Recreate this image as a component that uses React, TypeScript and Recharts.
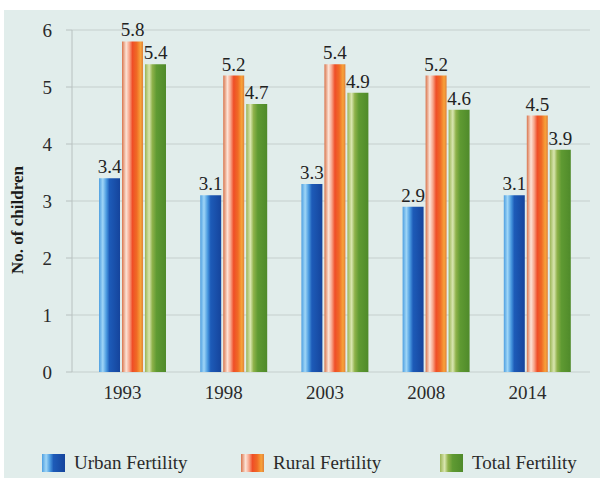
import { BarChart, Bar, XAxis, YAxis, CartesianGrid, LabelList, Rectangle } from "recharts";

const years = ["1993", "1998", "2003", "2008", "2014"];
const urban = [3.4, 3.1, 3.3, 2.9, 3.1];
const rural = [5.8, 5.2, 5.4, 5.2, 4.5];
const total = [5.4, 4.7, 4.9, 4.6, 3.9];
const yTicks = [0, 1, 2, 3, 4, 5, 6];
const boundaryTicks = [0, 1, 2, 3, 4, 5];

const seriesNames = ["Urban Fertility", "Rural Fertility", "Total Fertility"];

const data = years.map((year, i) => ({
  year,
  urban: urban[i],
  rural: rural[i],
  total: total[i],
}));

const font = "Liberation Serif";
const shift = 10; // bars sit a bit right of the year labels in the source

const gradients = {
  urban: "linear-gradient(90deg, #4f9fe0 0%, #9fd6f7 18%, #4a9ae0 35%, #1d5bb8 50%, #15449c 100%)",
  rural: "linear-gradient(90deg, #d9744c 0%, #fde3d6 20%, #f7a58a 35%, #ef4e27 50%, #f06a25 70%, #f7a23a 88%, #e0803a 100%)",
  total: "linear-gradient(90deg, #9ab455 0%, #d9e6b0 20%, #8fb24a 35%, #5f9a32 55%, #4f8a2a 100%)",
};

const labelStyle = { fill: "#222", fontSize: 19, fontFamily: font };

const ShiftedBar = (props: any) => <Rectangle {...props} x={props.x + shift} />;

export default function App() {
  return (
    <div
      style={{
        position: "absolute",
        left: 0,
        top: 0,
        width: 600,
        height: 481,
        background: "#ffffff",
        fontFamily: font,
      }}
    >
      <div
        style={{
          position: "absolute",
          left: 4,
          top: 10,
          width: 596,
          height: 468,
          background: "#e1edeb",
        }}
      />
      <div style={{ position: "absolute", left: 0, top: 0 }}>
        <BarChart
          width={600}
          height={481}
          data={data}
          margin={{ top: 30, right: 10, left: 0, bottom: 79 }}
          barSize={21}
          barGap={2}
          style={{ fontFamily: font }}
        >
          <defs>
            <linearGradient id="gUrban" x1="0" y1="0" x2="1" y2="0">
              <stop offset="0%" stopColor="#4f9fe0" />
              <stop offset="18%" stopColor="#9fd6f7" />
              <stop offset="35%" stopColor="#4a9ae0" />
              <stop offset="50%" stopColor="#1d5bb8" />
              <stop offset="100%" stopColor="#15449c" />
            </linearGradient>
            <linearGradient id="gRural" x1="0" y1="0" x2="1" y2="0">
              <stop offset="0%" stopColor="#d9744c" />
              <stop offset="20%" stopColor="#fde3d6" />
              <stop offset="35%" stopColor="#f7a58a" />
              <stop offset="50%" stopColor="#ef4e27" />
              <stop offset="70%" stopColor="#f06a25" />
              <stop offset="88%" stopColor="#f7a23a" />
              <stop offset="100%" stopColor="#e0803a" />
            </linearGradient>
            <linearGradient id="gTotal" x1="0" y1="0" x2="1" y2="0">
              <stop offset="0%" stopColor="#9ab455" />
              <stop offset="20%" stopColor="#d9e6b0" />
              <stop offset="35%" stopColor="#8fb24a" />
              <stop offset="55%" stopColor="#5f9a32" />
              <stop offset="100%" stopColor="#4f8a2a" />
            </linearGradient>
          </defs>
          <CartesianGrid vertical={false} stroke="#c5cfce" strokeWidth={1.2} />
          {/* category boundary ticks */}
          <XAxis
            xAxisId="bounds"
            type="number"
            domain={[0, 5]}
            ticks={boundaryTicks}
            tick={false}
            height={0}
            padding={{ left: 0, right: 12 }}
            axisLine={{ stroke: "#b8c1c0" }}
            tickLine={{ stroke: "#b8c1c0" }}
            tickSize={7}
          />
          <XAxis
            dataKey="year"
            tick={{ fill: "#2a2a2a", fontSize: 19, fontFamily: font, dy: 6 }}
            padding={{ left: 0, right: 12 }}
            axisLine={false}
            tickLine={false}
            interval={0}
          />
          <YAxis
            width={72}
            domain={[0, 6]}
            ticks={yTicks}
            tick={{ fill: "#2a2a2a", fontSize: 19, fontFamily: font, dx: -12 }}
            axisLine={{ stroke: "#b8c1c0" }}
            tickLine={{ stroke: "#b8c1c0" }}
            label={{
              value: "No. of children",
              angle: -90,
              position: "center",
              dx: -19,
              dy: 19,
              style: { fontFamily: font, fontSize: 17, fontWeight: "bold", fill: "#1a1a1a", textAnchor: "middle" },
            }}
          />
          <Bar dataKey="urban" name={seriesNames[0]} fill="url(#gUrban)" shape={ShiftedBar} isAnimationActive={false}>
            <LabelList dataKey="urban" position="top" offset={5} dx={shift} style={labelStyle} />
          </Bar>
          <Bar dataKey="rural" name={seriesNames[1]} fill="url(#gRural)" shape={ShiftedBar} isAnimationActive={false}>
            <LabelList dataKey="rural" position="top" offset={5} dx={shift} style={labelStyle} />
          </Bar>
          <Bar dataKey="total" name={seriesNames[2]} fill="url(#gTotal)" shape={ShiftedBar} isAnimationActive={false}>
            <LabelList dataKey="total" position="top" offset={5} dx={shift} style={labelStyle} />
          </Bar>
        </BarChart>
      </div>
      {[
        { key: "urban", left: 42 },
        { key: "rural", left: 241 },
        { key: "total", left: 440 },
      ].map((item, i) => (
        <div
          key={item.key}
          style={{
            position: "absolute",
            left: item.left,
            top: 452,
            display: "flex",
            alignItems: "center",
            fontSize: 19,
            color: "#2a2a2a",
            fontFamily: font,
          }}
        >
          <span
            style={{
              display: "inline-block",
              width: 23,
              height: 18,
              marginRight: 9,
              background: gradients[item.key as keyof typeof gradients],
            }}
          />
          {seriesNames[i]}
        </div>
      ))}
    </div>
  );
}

...

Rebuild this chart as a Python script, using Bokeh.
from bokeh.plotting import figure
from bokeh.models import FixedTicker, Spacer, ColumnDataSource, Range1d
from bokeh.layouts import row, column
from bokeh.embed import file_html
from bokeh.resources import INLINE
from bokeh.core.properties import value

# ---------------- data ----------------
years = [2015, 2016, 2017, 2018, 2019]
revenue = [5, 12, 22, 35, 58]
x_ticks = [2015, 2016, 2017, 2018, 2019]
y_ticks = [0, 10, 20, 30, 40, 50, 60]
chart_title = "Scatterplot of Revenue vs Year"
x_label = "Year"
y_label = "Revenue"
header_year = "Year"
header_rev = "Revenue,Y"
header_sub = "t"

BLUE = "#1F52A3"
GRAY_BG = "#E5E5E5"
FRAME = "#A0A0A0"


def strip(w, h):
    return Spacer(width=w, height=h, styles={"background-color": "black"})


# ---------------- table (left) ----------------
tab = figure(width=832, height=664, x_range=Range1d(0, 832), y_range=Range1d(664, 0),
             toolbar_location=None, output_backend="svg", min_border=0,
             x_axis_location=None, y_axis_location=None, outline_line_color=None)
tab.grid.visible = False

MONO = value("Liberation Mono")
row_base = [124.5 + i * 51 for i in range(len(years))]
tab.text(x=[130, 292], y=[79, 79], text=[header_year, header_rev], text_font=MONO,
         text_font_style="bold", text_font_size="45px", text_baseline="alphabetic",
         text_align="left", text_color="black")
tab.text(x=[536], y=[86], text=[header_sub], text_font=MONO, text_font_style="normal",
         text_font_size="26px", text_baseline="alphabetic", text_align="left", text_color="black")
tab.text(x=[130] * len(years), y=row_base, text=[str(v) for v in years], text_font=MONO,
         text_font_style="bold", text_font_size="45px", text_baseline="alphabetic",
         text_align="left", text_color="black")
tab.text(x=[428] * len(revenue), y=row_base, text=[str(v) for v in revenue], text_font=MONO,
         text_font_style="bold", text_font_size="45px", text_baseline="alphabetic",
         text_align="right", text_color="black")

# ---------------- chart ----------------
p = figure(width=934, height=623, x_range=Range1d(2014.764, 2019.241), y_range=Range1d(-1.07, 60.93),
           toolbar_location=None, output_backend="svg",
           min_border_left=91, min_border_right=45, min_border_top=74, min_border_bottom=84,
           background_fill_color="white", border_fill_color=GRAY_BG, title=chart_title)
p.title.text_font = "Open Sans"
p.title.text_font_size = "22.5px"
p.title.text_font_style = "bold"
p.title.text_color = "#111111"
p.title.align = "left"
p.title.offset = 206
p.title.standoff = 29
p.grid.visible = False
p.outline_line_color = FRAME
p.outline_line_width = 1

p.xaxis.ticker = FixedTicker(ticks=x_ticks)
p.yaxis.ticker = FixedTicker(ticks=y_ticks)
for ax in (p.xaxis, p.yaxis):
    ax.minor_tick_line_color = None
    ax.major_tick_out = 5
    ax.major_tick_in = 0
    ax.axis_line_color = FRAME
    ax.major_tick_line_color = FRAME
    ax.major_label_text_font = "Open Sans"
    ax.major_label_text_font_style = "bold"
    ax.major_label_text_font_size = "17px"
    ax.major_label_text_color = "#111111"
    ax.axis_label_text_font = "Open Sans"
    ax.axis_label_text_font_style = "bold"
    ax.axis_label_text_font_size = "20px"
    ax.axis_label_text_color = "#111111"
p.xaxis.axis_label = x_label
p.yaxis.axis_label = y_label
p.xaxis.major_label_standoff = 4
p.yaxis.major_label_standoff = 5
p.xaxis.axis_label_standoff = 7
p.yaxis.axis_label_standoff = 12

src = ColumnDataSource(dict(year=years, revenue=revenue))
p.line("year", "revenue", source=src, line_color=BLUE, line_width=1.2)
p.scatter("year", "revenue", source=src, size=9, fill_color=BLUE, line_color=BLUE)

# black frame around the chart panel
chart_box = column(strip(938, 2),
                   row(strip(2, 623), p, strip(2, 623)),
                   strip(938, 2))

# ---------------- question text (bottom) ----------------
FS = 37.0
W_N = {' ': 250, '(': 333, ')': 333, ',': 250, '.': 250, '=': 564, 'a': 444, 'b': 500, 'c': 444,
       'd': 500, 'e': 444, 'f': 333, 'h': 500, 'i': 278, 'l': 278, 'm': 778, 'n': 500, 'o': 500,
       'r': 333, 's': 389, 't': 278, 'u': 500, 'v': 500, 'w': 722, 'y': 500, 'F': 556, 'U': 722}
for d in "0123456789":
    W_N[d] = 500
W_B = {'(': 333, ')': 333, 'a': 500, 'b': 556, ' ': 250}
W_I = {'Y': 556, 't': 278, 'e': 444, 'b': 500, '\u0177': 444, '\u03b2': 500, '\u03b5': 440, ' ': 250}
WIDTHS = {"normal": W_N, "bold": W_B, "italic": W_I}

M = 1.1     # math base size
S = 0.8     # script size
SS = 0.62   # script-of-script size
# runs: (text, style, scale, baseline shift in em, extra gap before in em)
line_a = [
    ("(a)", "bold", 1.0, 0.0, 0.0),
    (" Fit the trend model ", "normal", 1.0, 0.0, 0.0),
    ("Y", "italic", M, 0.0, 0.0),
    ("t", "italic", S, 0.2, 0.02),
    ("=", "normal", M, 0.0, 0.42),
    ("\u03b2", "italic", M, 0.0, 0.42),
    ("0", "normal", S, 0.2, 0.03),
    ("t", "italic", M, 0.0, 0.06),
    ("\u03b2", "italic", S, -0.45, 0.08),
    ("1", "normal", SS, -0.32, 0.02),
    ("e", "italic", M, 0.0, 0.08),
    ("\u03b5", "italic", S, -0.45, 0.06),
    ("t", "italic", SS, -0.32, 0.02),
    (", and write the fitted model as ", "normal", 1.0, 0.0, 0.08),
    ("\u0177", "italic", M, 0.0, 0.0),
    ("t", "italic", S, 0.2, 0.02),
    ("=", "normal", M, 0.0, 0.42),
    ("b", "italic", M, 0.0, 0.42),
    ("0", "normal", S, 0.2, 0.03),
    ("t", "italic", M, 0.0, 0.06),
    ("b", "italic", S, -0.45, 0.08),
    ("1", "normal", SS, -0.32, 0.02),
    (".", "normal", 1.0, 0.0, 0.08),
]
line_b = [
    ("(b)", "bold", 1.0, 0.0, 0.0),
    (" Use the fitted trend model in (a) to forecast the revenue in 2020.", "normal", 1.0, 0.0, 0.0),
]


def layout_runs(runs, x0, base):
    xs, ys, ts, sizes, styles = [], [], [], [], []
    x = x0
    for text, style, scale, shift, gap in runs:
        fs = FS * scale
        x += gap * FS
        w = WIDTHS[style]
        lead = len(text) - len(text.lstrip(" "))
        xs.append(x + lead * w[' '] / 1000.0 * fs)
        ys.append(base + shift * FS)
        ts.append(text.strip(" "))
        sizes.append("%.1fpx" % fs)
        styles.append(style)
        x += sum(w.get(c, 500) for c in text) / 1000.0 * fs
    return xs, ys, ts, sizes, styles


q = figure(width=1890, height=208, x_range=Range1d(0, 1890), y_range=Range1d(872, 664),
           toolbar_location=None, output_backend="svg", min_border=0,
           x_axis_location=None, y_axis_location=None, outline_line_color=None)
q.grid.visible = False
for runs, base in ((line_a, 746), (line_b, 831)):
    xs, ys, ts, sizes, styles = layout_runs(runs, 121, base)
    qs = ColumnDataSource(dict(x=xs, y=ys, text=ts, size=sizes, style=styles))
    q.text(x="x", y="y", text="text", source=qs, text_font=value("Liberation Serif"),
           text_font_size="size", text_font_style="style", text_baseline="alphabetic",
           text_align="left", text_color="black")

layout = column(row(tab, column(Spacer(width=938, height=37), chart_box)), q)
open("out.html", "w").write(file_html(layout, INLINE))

● **Exercise task**: Start with the line that contains "Rebuild this chart" and end with the line that contains "from bokeh.core.properties import value"; give those lines again exactly, and no others.

● **Task output**:
Rebuild this chart as a Python script, using Bokeh.
from bokeh.plotting import figure
from bokeh.models import FixedTicker, Spacer, ColumnDataSource, Range1d
from bokeh.layouts import row, column
from bokeh.embed import file_html
from bokeh.resources import INLINE
from bokeh.core.properties import value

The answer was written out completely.